The works, which were decided as part of « the « Plan Loire Grandeur Nature » in January 1994 inspired by the campaign led by the Loire Vivante network, were launched in the middle of June 1998, after a few years of conflicts due to local political opposition. The destruction of the right part of the dam allowed the reservoir to be emptied and the river to flow freely ; it was finished in mid-September 1998. The demolition of the rest of the dam - its left part, consisting in various inefficient fishladders and the hydroelectric buildings - will be over at the end of the year. End of September, a program for the restoration of the riverbanks was launched, which  required 45,000 m3 of backfill and 7,500 tons of rocks. This will be followed by a phase of plantation which will give their natural character back to the banks.
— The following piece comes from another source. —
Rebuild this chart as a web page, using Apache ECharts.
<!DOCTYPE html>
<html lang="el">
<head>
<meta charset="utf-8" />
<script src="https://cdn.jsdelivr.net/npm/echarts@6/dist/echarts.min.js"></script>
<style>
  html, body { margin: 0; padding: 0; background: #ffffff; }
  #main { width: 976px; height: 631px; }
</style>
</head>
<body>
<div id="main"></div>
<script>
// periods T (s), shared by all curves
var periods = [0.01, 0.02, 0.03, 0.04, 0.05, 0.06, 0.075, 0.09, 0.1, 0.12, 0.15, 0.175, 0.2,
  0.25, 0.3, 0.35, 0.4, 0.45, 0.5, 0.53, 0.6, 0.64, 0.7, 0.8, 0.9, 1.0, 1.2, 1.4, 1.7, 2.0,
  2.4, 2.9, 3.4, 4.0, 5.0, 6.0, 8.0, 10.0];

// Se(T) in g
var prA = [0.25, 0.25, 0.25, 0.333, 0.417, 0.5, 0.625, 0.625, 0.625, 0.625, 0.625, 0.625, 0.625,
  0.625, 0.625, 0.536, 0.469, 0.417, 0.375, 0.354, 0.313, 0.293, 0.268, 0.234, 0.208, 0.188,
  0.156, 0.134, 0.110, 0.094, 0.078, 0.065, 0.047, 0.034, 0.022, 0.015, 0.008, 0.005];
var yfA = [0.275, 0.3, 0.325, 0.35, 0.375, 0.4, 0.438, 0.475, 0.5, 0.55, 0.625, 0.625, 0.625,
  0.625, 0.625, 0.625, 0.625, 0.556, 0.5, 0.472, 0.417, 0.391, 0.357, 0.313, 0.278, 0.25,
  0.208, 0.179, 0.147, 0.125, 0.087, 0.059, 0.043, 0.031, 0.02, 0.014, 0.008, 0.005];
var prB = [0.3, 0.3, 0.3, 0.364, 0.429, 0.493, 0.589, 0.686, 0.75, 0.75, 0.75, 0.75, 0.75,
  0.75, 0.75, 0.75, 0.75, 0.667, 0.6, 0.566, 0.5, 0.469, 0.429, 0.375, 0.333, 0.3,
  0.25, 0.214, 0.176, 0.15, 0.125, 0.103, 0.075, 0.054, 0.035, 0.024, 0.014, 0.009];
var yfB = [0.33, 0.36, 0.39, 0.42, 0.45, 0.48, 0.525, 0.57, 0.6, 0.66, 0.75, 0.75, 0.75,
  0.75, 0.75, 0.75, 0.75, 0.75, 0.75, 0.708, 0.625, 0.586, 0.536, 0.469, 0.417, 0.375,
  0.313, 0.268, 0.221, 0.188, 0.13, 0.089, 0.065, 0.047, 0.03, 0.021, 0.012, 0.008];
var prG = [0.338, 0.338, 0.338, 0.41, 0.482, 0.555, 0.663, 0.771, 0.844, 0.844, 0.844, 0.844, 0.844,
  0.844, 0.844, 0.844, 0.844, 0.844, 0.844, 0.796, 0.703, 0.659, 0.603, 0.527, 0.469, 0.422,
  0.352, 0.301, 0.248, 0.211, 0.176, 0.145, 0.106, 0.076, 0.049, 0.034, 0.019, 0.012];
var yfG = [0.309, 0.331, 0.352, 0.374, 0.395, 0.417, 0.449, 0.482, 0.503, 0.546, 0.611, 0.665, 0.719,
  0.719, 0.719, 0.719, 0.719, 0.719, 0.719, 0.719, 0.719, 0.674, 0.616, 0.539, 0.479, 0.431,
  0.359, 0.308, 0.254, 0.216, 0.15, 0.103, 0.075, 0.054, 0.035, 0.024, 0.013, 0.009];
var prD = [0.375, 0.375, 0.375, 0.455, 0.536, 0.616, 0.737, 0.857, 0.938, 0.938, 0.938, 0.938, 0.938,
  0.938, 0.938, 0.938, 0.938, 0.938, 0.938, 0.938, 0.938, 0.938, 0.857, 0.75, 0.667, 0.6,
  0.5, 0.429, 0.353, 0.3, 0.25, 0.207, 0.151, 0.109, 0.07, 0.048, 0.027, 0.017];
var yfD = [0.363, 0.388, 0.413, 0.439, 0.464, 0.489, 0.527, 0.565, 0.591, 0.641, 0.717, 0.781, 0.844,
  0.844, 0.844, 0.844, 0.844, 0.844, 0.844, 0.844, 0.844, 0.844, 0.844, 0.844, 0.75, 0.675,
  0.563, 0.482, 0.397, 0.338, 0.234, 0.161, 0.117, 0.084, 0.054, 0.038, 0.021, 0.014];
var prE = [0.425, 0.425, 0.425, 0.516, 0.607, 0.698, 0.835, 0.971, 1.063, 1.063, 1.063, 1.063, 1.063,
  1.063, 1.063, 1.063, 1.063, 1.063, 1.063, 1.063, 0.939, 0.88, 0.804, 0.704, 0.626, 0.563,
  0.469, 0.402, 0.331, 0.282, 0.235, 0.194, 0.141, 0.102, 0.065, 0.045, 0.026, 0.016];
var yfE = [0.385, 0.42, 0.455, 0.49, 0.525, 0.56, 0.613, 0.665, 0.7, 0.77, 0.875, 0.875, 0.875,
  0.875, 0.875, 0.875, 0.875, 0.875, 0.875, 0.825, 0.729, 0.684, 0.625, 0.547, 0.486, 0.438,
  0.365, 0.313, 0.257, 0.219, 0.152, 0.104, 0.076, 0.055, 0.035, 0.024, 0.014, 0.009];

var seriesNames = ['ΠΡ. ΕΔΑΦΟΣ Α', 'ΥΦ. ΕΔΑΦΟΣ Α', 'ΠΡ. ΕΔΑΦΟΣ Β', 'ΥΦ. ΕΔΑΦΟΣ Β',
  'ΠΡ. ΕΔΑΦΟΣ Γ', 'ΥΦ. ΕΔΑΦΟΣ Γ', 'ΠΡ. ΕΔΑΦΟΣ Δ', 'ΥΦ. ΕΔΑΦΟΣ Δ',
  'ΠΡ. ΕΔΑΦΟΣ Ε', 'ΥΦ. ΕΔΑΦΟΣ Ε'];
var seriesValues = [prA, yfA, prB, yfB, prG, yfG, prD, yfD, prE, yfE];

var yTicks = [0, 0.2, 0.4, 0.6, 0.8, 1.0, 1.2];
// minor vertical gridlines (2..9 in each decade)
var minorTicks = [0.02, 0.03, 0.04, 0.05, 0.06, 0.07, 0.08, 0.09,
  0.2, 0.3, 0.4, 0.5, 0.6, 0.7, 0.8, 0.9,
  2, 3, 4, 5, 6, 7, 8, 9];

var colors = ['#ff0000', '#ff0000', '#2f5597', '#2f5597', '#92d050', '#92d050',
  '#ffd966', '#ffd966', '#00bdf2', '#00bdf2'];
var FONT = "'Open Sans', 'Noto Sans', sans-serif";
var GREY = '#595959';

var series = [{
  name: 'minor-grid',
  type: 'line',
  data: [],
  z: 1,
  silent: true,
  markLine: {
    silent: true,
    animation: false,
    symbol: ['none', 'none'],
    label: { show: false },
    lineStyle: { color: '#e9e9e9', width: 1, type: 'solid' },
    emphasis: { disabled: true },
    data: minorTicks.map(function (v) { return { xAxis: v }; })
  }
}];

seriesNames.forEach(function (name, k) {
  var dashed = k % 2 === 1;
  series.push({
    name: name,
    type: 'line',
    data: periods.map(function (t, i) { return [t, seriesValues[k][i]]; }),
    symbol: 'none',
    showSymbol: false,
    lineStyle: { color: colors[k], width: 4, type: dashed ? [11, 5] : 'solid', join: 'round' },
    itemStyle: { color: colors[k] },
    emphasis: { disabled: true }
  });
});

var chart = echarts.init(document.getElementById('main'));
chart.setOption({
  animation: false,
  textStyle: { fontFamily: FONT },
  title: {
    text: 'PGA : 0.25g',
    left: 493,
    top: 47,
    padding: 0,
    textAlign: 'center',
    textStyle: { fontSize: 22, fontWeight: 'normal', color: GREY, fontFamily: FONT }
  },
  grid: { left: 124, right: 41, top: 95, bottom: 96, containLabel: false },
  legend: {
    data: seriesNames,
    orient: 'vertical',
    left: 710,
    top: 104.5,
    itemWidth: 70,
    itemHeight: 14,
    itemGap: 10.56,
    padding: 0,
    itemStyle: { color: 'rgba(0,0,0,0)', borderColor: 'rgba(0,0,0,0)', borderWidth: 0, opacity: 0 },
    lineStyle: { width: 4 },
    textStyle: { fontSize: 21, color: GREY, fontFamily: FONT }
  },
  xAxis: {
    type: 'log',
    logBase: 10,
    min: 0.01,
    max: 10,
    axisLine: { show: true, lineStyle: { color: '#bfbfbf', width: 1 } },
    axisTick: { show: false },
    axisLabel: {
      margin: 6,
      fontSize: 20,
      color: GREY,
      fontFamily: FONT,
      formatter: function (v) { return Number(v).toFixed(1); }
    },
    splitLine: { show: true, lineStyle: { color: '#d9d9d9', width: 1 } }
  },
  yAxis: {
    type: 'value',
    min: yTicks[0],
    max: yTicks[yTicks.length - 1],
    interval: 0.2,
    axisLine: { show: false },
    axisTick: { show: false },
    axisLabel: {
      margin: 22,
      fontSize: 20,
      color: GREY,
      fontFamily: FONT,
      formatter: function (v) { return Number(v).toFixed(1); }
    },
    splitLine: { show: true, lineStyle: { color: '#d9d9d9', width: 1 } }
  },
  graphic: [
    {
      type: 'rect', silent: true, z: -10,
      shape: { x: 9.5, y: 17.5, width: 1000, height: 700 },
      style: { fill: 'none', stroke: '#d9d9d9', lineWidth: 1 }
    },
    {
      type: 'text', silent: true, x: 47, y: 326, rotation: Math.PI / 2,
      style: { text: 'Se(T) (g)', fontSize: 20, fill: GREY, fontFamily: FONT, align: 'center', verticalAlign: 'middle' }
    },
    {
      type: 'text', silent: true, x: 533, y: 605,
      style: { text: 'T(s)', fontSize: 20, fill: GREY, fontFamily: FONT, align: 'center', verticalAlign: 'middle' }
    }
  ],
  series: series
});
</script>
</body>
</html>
The works, amounting to FF10 million (about $1.6 million), have been supervized by EDF (the French state-owned electricity utility), as was the case with the demolition of the Saint-Etienne-du-Vigan dam on the Upper Allier, which has also been dismantled as part of the salmon restoration program of the « Plan Loire Grandeur Nature ». The same amount will be spent on measures  meant to replace professional taxes formerly paid by EDF. Blueprints for economic, touristic or environmental development projects have been formulated, but no decision has been taken yet.

This operation should enable salmon and other migratory fish to come back on the Vienne river and its tributaries. At the end of the XIXth century, salmon had about 800 hectares of spawning grounds on the Vienne basin. The 365-km-long Vienne has tributaries which are ideal for salmon, notably the Creuse which itself receives the Gartempe. An important salmon restoration program was launched on the Gartempe in 1975, but it has had very few positive results because of the inefficiency of the Maisons-Rouges fishladders.
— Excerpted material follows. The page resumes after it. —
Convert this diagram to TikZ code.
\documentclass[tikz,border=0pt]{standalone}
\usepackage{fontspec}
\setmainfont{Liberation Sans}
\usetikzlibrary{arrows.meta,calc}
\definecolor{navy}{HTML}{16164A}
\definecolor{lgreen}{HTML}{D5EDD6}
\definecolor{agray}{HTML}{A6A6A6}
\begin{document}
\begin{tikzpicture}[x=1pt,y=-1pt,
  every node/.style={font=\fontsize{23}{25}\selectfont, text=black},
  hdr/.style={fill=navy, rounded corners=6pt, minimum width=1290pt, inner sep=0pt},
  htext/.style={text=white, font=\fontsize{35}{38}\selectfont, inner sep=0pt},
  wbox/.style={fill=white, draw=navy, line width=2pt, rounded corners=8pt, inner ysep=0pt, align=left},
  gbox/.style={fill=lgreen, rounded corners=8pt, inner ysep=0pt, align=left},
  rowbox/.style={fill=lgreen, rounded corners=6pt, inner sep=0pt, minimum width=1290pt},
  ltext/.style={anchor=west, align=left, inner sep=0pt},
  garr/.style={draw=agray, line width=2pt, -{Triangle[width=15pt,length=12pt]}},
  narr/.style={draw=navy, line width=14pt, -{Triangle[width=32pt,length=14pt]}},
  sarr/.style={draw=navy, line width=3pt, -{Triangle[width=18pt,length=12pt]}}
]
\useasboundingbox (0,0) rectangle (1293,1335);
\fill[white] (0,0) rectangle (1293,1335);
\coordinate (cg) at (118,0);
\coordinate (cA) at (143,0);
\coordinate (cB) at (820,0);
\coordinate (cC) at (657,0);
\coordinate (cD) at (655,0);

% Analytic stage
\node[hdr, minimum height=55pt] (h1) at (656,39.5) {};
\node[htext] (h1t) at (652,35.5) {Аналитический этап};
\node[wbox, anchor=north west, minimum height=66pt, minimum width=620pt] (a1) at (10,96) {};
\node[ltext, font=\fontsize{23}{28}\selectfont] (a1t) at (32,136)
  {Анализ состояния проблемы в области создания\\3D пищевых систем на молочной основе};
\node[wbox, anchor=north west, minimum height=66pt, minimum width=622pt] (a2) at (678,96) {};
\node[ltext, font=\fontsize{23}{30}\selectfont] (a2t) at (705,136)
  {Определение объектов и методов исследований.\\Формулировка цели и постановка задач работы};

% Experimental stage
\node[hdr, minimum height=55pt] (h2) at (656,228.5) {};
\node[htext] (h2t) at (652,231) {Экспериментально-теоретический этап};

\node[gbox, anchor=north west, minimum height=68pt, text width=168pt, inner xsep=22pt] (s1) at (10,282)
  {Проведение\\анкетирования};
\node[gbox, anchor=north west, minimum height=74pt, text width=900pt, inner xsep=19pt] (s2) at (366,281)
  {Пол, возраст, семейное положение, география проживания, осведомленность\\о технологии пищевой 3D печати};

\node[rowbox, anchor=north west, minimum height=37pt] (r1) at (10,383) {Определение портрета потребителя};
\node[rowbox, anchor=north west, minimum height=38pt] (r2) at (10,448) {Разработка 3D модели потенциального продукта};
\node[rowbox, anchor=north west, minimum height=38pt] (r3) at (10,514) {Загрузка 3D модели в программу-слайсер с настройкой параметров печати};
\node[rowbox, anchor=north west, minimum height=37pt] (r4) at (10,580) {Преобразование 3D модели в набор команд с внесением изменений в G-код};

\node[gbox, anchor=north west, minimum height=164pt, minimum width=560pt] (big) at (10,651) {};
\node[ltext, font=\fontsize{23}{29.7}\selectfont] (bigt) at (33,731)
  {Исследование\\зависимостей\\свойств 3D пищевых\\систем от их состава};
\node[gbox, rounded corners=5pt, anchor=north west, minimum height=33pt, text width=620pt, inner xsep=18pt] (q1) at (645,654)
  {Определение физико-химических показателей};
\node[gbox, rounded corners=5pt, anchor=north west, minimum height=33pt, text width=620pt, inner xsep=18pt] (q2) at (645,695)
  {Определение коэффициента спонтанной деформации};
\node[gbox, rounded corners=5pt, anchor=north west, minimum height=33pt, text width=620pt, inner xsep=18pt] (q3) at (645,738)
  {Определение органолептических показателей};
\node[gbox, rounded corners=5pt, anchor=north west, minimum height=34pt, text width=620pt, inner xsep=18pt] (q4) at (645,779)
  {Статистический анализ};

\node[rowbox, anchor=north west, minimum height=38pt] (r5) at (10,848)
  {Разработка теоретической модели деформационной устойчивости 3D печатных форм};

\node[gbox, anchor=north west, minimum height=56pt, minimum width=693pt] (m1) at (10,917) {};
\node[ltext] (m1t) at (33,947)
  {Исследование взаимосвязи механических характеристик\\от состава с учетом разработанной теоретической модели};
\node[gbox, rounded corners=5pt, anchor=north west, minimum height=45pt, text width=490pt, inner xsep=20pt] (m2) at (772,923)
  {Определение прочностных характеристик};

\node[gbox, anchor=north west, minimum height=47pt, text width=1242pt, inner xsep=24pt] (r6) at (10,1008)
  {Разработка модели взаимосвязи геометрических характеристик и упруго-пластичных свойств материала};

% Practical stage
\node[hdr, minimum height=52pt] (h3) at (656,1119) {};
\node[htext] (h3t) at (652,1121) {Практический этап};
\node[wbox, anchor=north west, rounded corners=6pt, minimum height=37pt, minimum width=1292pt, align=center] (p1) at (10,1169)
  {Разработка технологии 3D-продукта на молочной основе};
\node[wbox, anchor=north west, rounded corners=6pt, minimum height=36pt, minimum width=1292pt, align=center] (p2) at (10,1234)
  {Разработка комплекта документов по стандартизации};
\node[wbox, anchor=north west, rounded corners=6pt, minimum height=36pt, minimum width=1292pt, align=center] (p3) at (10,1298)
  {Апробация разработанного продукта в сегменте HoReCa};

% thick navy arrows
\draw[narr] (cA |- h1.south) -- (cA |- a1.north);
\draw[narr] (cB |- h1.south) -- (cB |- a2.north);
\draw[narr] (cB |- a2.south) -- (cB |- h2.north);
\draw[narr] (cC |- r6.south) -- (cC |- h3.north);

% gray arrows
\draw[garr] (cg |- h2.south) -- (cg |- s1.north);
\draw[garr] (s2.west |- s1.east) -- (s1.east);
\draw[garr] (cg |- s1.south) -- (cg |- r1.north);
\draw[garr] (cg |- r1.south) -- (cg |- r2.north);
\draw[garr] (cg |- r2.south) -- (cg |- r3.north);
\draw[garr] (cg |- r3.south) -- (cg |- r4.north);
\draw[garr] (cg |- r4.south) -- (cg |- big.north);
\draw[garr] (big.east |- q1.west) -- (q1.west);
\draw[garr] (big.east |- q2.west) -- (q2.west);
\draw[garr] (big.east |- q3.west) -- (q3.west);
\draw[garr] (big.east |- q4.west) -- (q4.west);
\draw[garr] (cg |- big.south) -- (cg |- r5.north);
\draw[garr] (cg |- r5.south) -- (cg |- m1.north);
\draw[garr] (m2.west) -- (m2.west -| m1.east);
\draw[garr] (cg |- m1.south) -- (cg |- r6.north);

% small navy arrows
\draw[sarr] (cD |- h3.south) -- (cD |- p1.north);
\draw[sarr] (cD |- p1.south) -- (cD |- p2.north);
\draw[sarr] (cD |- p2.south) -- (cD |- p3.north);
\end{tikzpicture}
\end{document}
The demolition of the Maisons-Rouges dam, together with that of the Saint-Etienne-du-Vigan dam, the construction of an efficient fishladder on the Vichy dam and the efforts undertaken to improve other small obstacles to salmon migration, indicate the program to save the Loire and Allier salmon is under way. However, the species will be saved only when the salmon hatchery programmed on the Upper Allier, which is several years late, is built. In 1997, only 389 salmon were counted on the middle Allier river, the sole tributary of the Loire were salmon still returned to spawn before Maisons-Rouges was destroyed.